Not a real university programme?

September 14, 2009

In the late 1990s a number of commentators got all hot and bothered about the decision by Thames Valley University in England to introduce a degree course on ‘kite flying’. According to some, this proved that the former Polytechnic of West London should never have become a university; and there were even some who insinuated that a Vice-Chancellor with an earring and a ponytail (which is what Mike Fitzgerald, then the Head of the university, sported) could not lead a reputable institution. In fact, not very long afterwards, the UK’s Quality Assurance Agency produced a damning report on the university, as a result of which Mike Fitzgerald stepped down and a new emergency management team was brought in.

Now the Sunday Times newspaper has pointed out that a number of UK universities run programmes that might, depending on who is making the comments, not be seen as serious university courses. The list includes a programme in Golf Management Studies offered by the University of Birmingham, Brewing and Distilling offered by Heriot-Watt University, and Surf Science and Technology offered by the University of Plymouth. Get ready, you might think, for the latest onslaught on university standards and cries of dumbing down. But actually, no. The article reports that the graduates of many of these programmes find employment more easily than those of, say, traditional humanities programmes in traditional universities. And there also are the UK Conservatives, arguing that such vocation-specific courses are what many punters now want and the state needs.

There are two issues here: the question of how vocational we should allow university programmes to be; and whether programmes that are as specific as these, and whose subject matter seems so trivial (as some may argue), are of any value. Or is there another, bigger question: whether the traditional university that teaches its programmes in the context of ‘disciplines’, set apart from the vocational world in which these might be translated into use, is now out of date?

It would seem to me that every university programme, however applied or abstract it might be, must pass a test of intellectual and academic rigour.

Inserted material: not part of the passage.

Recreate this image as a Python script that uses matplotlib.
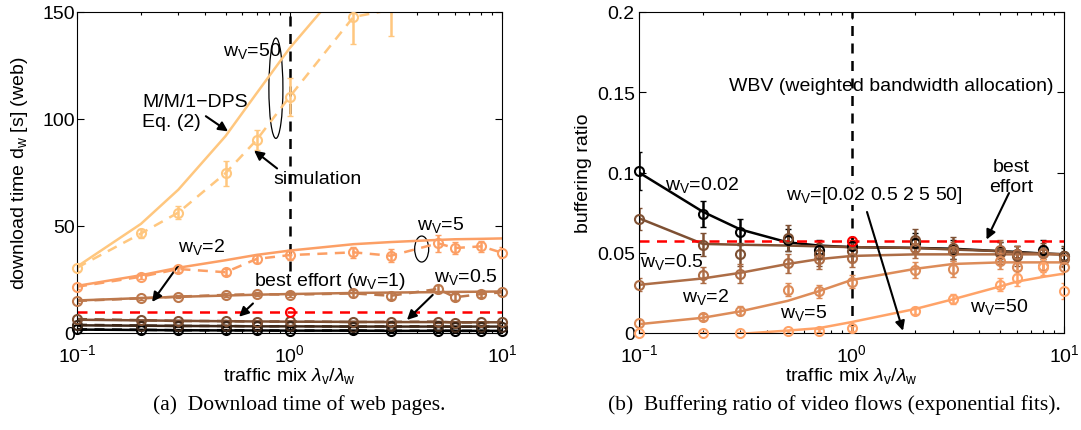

The serious criticisms in the late 1990s of Thames Valley University had little to do with its programmes on kite flying, rock music and curry making (which all existed there), and were more about the chaotic management of the university’s ‘new learning environment’. Two of the more recent programmes mentioned above are offered by pre-1992 (‘old’) universities, so that an association between such offerings and ex-polytechnics is unjustified.

I don’t, to be honest, have the answers to these questions, but I suspect they raise for us an issue about how we identify universities and what activities in such institutions are appropriate. It seems to me to be right that there should be some diversity in the system, and that not all universities should aim for the same pattern of programmes. But that may not mean that there is no limit to the subject matter that constitutes appropriate material for university programmes. Or does it?